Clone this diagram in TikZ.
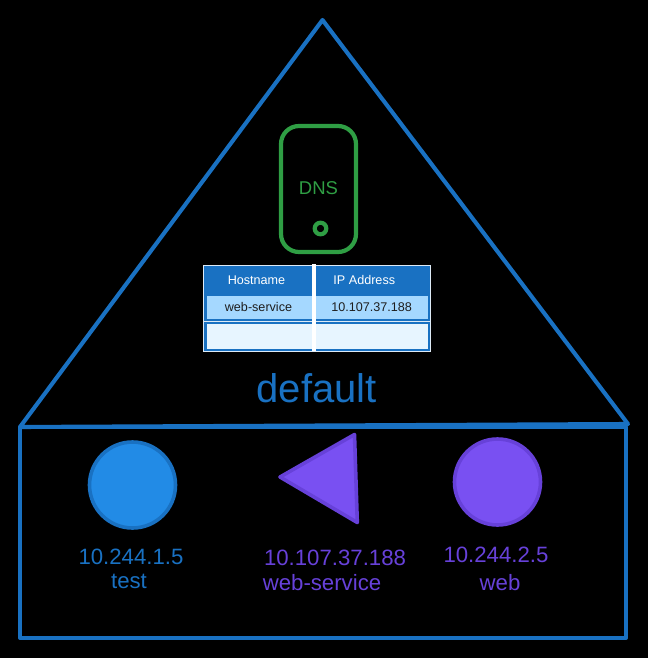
\documentclass[tikz,border=0pt]{standalone}
\usepackage{fontspec}
\setmainfont{Liberation Sans}
\definecolor{nsblue}{HTML}{1971C2}
\definecolor{podblue}{HTML}{228BE6}
\definecolor{svcviolet}{HTML}{7950F2}
\definecolor{violetline}{HTML}{6741D9}
\definecolor{dnsgreen}{HTML}{2F9E44}
\definecolor{rowblue}{HTML}{A5D8FF}
\definecolor{rowpale}{HTML}{E7F5FF}
\definecolor{inkdark}{HTML}{1E1E1E}
\tikzset{
  nsline/.style={draw=nsblue,line width=4.1pt,line join=round,line cap=round},
  podA/.style={draw=nsblue,fill=podblue,line width=3.6pt},
  podB/.style={draw=violetline,fill=svcviolet,line width=3.6pt,line join=round},
  big/.style={font=\fontsize{22.2}{26}\selectfont,inner sep=0pt,anchor=center},
  small/.style={font=\fontsize{12.6}{15}\selectfont,inner sep=0pt,anchor=center},
  rowbox/.style={draw=nsblue,line width=2.4pt}
}
\begin{document}
\begin{tikzpicture}[x=1pt,y=-1pt]
\fill[black] (0,0) rectangle (648,658);
\useasboundingbox (0,0) rectangle (648,658);
% namespace
\draw[nsline] (322.5,20) -- (628,424) -- (20,427) -- cycle;
\draw[nsline] (20,427) rectangle (626,638);
\node[big,text=nsblue,font=\fontsize{40}{48}\selectfont] (ns) at (316.8,388.5) {default};
% DNS device
\draw[draw=dnsgreen,line width=4.2pt,rounded corners=18pt] (281,126) rectangle (356,252);
\draw[draw=dnsgreen,line width=4.2pt] (320.5,228.5) circle (5.8);
\node[text=dnsgreen,inner sep=0pt,font=\fontsize{18.5}{22}\selectfont] (dns) at (318.5,188) {DNS};
% table
\fill[white!85!nsblue] (203,265) rectangle (431,352);
\fill[nsblue] (204,266) rectangle (430,293.5);
\draw[rowbox,fill=rowblue] (205.5,295) rectangle (429,320);
\draw[rowbox,fill=rowpale] (205.5,323) rectangle (429,350);
\draw[white,line width=3.2pt] (314,264) -- (314,351);
\node[small,text=white] (h1) at (256.5,280) {Hostname};
\node[small,text=white] (h2) at (364.3,280) {IP Address};
\node[small,text=inkdark] (c1) at (258.5,307) {web-service};
\node[small,text=inkdark] (c2) at (371.7,307) {10.107.37.188};
% pods
\draw[podA] (132.5,485) ellipse (43 and 43);
\draw[podB] (497.5,482) ellipse (43 and 43);
\draw[podB] (280,477) -- (354.5,434.5) -- (357.3,522.5) -- cycle;
\node[big,text=nsblue] (t1) at (131,556.5) {10.244.1.5};
\node[big,text=nsblue] (t2) at (129,581) {test};
\node[big,text=violetline] (s1) at (335,558) {10.107.37.188};
\node[big,text=violetline] (s2) at (322,583) {web-service};
\node[big,text=violetline] (w1) at (496,555) {10.244.2.5};
\node[big,text=violetline] (w2) at (500,583) {web};
\end{tikzpicture}
\end{document}
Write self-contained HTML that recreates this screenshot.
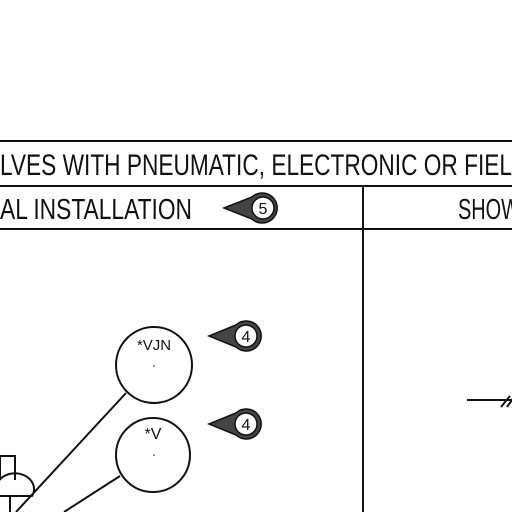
<!DOCTYPE html>
<html><head><meta charset="utf-8"><style>
html,body{margin:0;padding:0;background:#fff;}
svg{display:block;}
text{font-family:"Liberation Sans",sans-serif;fill:#111;}
</style></head><body>
<svg width="512" height="512" viewBox="0 0 512 512">
<g stroke="#111" fill="none" stroke-width="2">
<line x1="0" y1="141" x2="512" y2="141"/>
<line x1="0" y1="186" x2="512" y2="186"/>
<line x1="0" y1="229" x2="512" y2="229"/>
<line x1="363" y1="186" x2="363" y2="512"/>
</g>
<text x="0" y="175" font-size="30" textLength="512" lengthAdjust="spacingAndGlyphs">LVES WITH PNEUMATIC, ELECTRONIC OR FIEL</text>
<text x="0" y="219" font-size="29" textLength="192" lengthAdjust="spacingAndGlyphs">AL INSTALLATION</text>
<text x="458" y="219" font-size="29" textLength="62" lengthAdjust="spacingAndGlyphs">SHOW</text>
<g>
<path d="M224,208 L252,197 A15,15 0 1 1 252,219 Z" fill="#444" stroke="#111" stroke-width="1.5"/>
<circle cx="263" cy="208" r="11" fill="#fff" stroke="#111" stroke-width="1.5"/>
<text x="263" y="214" font-size="16" text-anchor="middle">5</text>
</g>
<g>
<path d="M209,336 L236,325 A15,15 0 1 1 236,347 Z" fill="#444" stroke="#111" stroke-width="1.5"/>
<circle cx="246" cy="336" r="11" fill="#fff" stroke="#111" stroke-width="1.5"/>
<text x="246" y="342" font-size="16" text-anchor="middle">4</text>
</g>
<g>
<path d="M209,424 L236,413 A15,15 0 1 1 236,435 Z" fill="#444" stroke="#111" stroke-width="1.5"/>
<circle cx="246" cy="424" r="11" fill="#fff" stroke="#111" stroke-width="1.5"/>
<text x="246" y="430" font-size="16" text-anchor="middle">4</text>
</g>
<g stroke="#111" fill="none" stroke-width="2">
<circle cx="154" cy="365" r="38"/>
<circle cx="153" cy="455" r="37"/>
<line x1="126" y1="393" x2="16" y2="512"/>
<line x1="120" y1="476" x2="64" y2="512"/>
<path d="M0,480 L0,456 L15,456 L15,480"/>
<path d="M-2,496 L32,496 A17,14 0 0 0 -2,482"/>
<line x1="10" y1="496" x2="10" y2="512"/>
<line x1="467" y1="400" x2="512" y2="400" stroke-width="2"/>
<line x1="501" y1="407" x2="510" y2="396"/>
<line x1="507" y1="407" x2="514" y2="397"/>
</g>
<text x="154" y="350" font-size="15" text-anchor="middle" textLength="34" lengthAdjust="spacingAndGlyphs">*VJN</text>
<text x="153" y="439" font-size="16" text-anchor="middle">*V</text>
<circle cx="154" cy="366" r="0.8" fill="#111"/>
<circle cx="154" cy="455" r="0.8" fill="#111"/>
</svg>
</body></html>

*Task statement*
Tell how many lines of the material above hold "this", answering with a bare number.

*Complete output*
2